Emissions and fuels: Lower sulfur fuels reduce sulfur oxide emissions from combustion, contributing to cleaner air in many regions. Regulations in the United States, the European Union, and other markets shape refinery investment decisions in hydrotreating capacity and hydrogen supply.
Hydrogen and energy use: Hydrotreating is hydrogen-intensive. Refineries often source hydrogen from natural gas reforming or other means, and the carbon intensity of hydrogen production intersects with broader energy and climate objectives. Ongoing research explores using greener hydrogen and improving process efficiency.
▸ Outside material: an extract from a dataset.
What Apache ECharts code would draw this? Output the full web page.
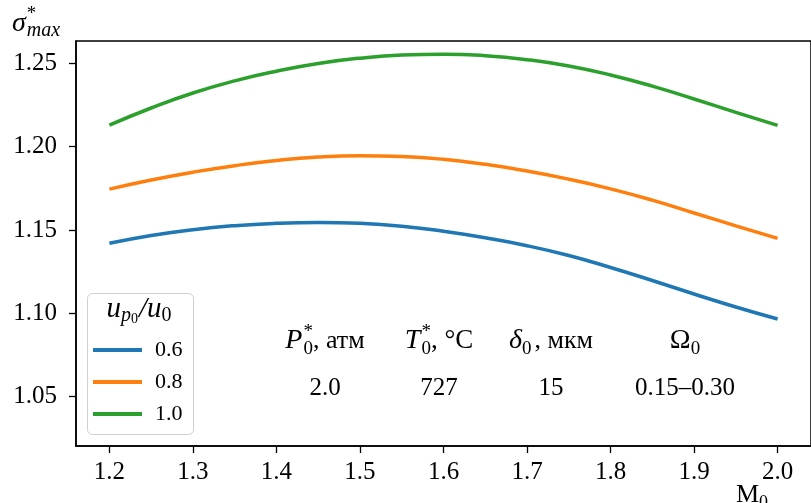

Trade-offs and debates: Policy discussions around fuel standards, refinery modernization, and energy security influence investments in hydrotreating. Critics might point to the cost of upgrading and the energy needs of hydrogen production, while proponents emphasize public health benefits and compatibility with modern vehicle fleets. Balancing economic efficiency with environmental outcomes remains a central question in refining strategy.

History and development

Hydrotreating emerged as a practical response to the need for cleaner fuels and more stable refinery streams in the mid-20th century. Advances in catalyst formulations, reactor design, and process integration enabled widespread adoption, allowing refineries to meet increasingly stringent product specifications while maintaining economic viability. Over time, hydrotreating evolved from a niche operation to a routine feature of modern refineries, often running in concert with hydrocracking and other hydroprocessing steps.